SIGA picks lead candidate for dengue fever antiviral program
Dengue fever is an acute febrile disease with symptoms including a sudden onset of fever and a very high internal body temperature. The virus that causes the fever can come in one of four closely related serotypes. Dennis Hruby, SIGA's chief scientific officer, said the company's new lead candidate appears to have a novel mechanism of action against all four dengue virus serotypes.
"Identifying a lead candidate is an early but crucial step in a long journey to develop a dengue fever drug," Dennis Hruby, SIGA's chief scientific officer, said. "Our new, orally bioavailable lead candidate compound appears to have a novel mechanism of action against all four serotypes of dengue virus in vitro at the nanomolar level, and to demonstrate efficacy in mouse models. Having selected a lead preclinical candidate compound, we intend to start scale-up and formulation work as we pursue investigational new drug-enabling studies."

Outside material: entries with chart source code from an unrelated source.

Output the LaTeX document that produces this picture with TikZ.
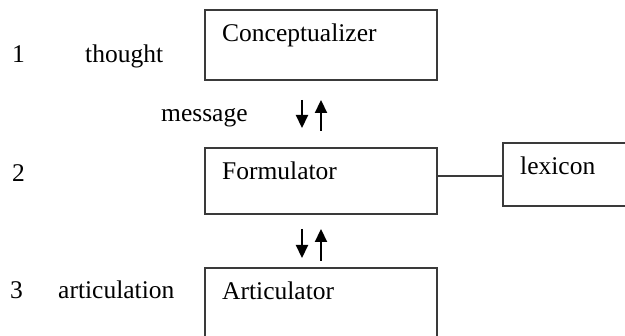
\documentclass[tikz,border=0pt]{standalone}
\usepackage{fontspec}
\setmainfont{Liberation Serif}
\usetikzlibrary{arrows.meta}
\definecolor{linegray}{HTML}{3A3A3A}
\tikzset{
  box/.style={draw=linegray, line width=2pt, rectangle, inner sep=0pt, outer sep=0pt, anchor=north west},
  lbl/.style={anchor=base west, inner sep=0pt, font=\fontsize{25.5}{29}\selectfont, text=black},
  updown/.style={line width=2.2pt, draw=black, -{Triangle[width=12pt,length=13pt]}}
}
\begin{document}
\begin{tikzpicture}[x=1pt,y=-1pt]
\useasboundingbox (0,0) rectangle (625,336);
% boxes
\node[box, minimum width=232pt, minimum height=70pt] (con) at (205,10) {};
\node[box, minimum width=232pt, minimum height=66pt] (form) at (205,148) {};
\node[box, minimum width=232pt, minimum height=74pt] (art) at (205,268) {};
\node[box, minimum width=125pt, minimum height=63pt] (lex) at (503,143) {};
% labels
\node[lbl] (t1) at (12,63) {1};
\node[lbl] (thought) at (85,63) {thought};
\node[lbl] (contxt) at (222,42) {Conceptualizer};
\node[lbl] (msg) at (161,122) {message};
\node[lbl] (t2) at (12,182) {2};
\node[lbl] (formtxt) at (222,180) {Formulator};
\node[lbl] (lextxt) at (520,175) {lexicon};
\node[lbl] (t3) at (10,299) {3};
\node[lbl] (artic) at (58,299) {articulation};
\node[lbl] (arttxt) at (222,300) {Articulator};
% connector to lexicon
\draw[draw=linegray, line width=1.6pt] (form.east |- 0,176) -- (lex.west |- 0,176);
% arrows
\coordinate (a1s) at (302,100); \coordinate (a1e) at (302,128);
\coordinate (a2s) at (321,131); \coordinate (a2e) at (321,100);
\coordinate (b1s) at (302,229); \coordinate (b1e) at (302,258);
\coordinate (b2s) at (321,261); \coordinate (b2e) at (321,229);
\draw[updown] (a1s) -- (a1e);
\draw[updown] (a2s) -- (a2e);
\draw[updown] (b1s) -- (b1e);
\draw[updown] (b2s) -- (b2e);
\end{tikzpicture}
\end{document}
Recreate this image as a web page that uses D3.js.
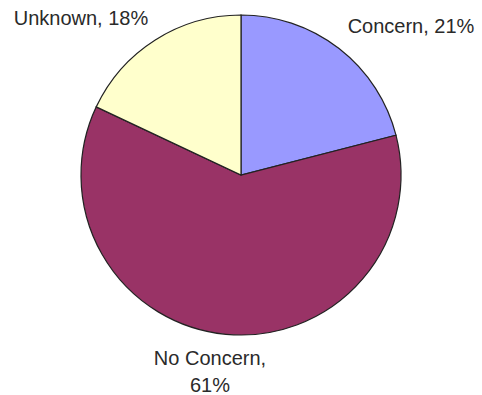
<!DOCTYPE html>
<html>
<head>
<meta charset="utf-8">
<script src="https://cdn.jsdelivr.net/npm/d3@7"></script>
<style>
  body { margin: 0; background: #fff; }
  text { font-family: Arial, "Liberation Sans", sans-serif; fill: #2a2a2a; }
</style>
</head>
<body>
<div id="chart"></div>
<script>
const categories = ["Concern", "No Concern", "Unknown"];
const values = [21, 61, 18];
const colors = ["#9999ff", "#993366", "#ffffcc"];
// label lines as they appear in the picture
const labelLines = [["Concern, 21%"], ["No Concern,", "61%"], ["Unknown, 18%"]];

const width = 482, height = 395;
const cx = 241, cy = 175, radius = 160;

const svg = d3.select("#chart").append("svg")
  .attr("width", width)
  .attr("height", height);

const g = svg.append("g")
  .attr("transform", "translate(" + cx + "," + cy + ")");

const pie = d3.pie().sort(null).value(d => d)(values);
const arc = d3.arc().innerRadius(0).outerRadius(radius);

g.selectAll("path")
  .data(pie)
  .enter().append("path")
  .attr("d", arc)
  .attr("fill", (d, i) => colors[i])
  .attr("stroke", "#222")
  .attr("stroke-width", 1.2);

// label anchor positions (relative to pie centre)
const labelPos = [
  { x: 170, y: -142, anchor: "middle" },
  { x: -31, y: 190, anchor: "middle" },
  { x: -160, y: -150, anchor: "middle" }
];

labelLines.forEach((lines, i) => {
  const t = g.append("text")
    .attr("x", labelPos[i].x)
    .attr("y", labelPos[i].y)
    .attr("text-anchor", labelPos[i].anchor)
    .style("font-size", "20px");
  lines.forEach((l, j) => {
    t.append("tspan")
      .attr("x", labelPos[i].x)
      .attr("dy", j === 0 ? 0 : 27)
      .text(l);
  });
});
</script>
</body>
</html>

Dengue virus is transmitted through the bite of an infected Aedes aegypti mosquito, which can be found in tropical and sub-tropical regions throughout the world. The World Health Organization estimates that 40 percent of the world's population is at risk for dengue fever, dengue hemorrhagic fever syndrome and dengue shock syndrome.
"Tens of millions of people around the world contract some form of dengue fever each year, and the geographic reach of the disease appears to be expanding," Eric Rose, SIGA's CEO, said. "Even the United States is not immune, with cases documented in three states over the last decade. Ultimately, we believe our work could benefit millions of people, including those living in regions where dengue is endemic, travelers to those regions, and commercial or military personnel deployed in those areas. The recent outbreaks of dengue fever in Africa and Asia underscore the need for an effective antiviral to treat this debilitating disease."
There are currently no approved vaccines or antivirals for the prevention or treatment of dengue fever.